Soutenances de thèses
Erica Guevara : "Si tu veux du sang et des balles, tu n’as qu’à zapper sur une autre radio". Émergence, institutionnalisation et formes d’appropriation des radios communautaires en Colombie, 1948-2010
Thèse de doctorat en Science Politique. Soutenance le vendredi 6 décembre à 14h30 à l’École doctorale de Sciences Po, au 199 boulevard Saint Germain, 75006 Paris, en salle du Conseil (3ème étage).
Membres du jury :
Hélène Combes, Chargée de recherche, CNRS/CERI-IEP de Paris
Olivier Dabène, Professeur des universités, IEP de Paris (directeur de thèse)
Fabien Granjon, Professeur des universités en sciences de l’information et de la communication, Université Paris 8 Vincennes/Saint-Denis (rapporteur)
Salvador Marti i Puig, Professeur en sciences politiques, Universidad de Salamanca, Instituto de Iberoamérica (rapporteur)

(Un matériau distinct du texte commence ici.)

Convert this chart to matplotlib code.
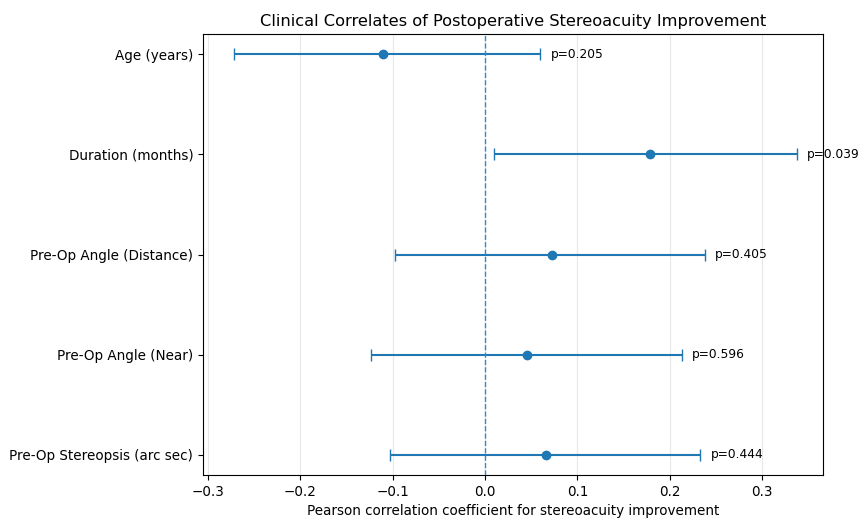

Caroline Ollivier-Yaniv, Professeure des universités en sciences de l’information et de la communication, Université Paris-Est Créteil
Isabelle Sommier, Professeure des universités en sociologie, Université Paris 1
Alors que la Colombie traverse une période de violence intense au début des années 1990, une forme de média en apparence nouvelle se diffuse dans tout le territoire et est légalisée par l’Etat : celle des radios communautaires. Se positionnant comme politiquement neutres par rapport au conflit armé, elles sont paradoxalement aussi censées créer de la participation, donner la voix aux sans voix, pacifier, reconstruire le tissu social déchiré… En interrogeant les liens entre médias et action collective, cette thèse explique comment se produit la diffusion et l’institutionnalisation d’un type de média marginal dans un contexte politique aussi adverse. A partir d’une démarche généalogique et comparative mise en pratique grâce à une enquête qualitative d’un an sur cinq régions colombiennes, il est montré que la radio communautaire peut être comprise comme une forme d’action collective dont les origines remontent à la fin des années 1940. Retracer l’histoire de la catégorie met en évidence l’existence de groupes militants aux intérêts multiples qui luttent pour la « cause des médias ». Loin de l’image du média local et autogéré, les radios communautaires sont prises dans des tissus d’interactions avec une multiplicité d’acteurs porteurs d’injonctions normatives sur l’ « utilité sociale du média » et ceci à différentes échelles (locale, régionale, mais aussi nationale et internationale). Si les radios communautaires ont été légalisées en Colombie, c’est parce que ces militants multi-positionnés, intermédiaires entre différentes sphères d’activité, cadrent l’objet en des termes compatibles avec l’action de l’Etat. Le média est alors redéfini et donne lieu à des appropriations diversifiées sur les territoires, en fonction des configurations d’acteurs. Si aucun des impératifs normatifs ne se réalise pleinement dans la pratique, les radios communautaires se révèlent cependant comme des espaces de négociation des rapports entretenus entre acteurs publics et acteurs collectifs à l’échelle nationale, ainsi que des frontières de la « communauté imaginée » dans un pays habituellement décrit comme un territoire fragmenté.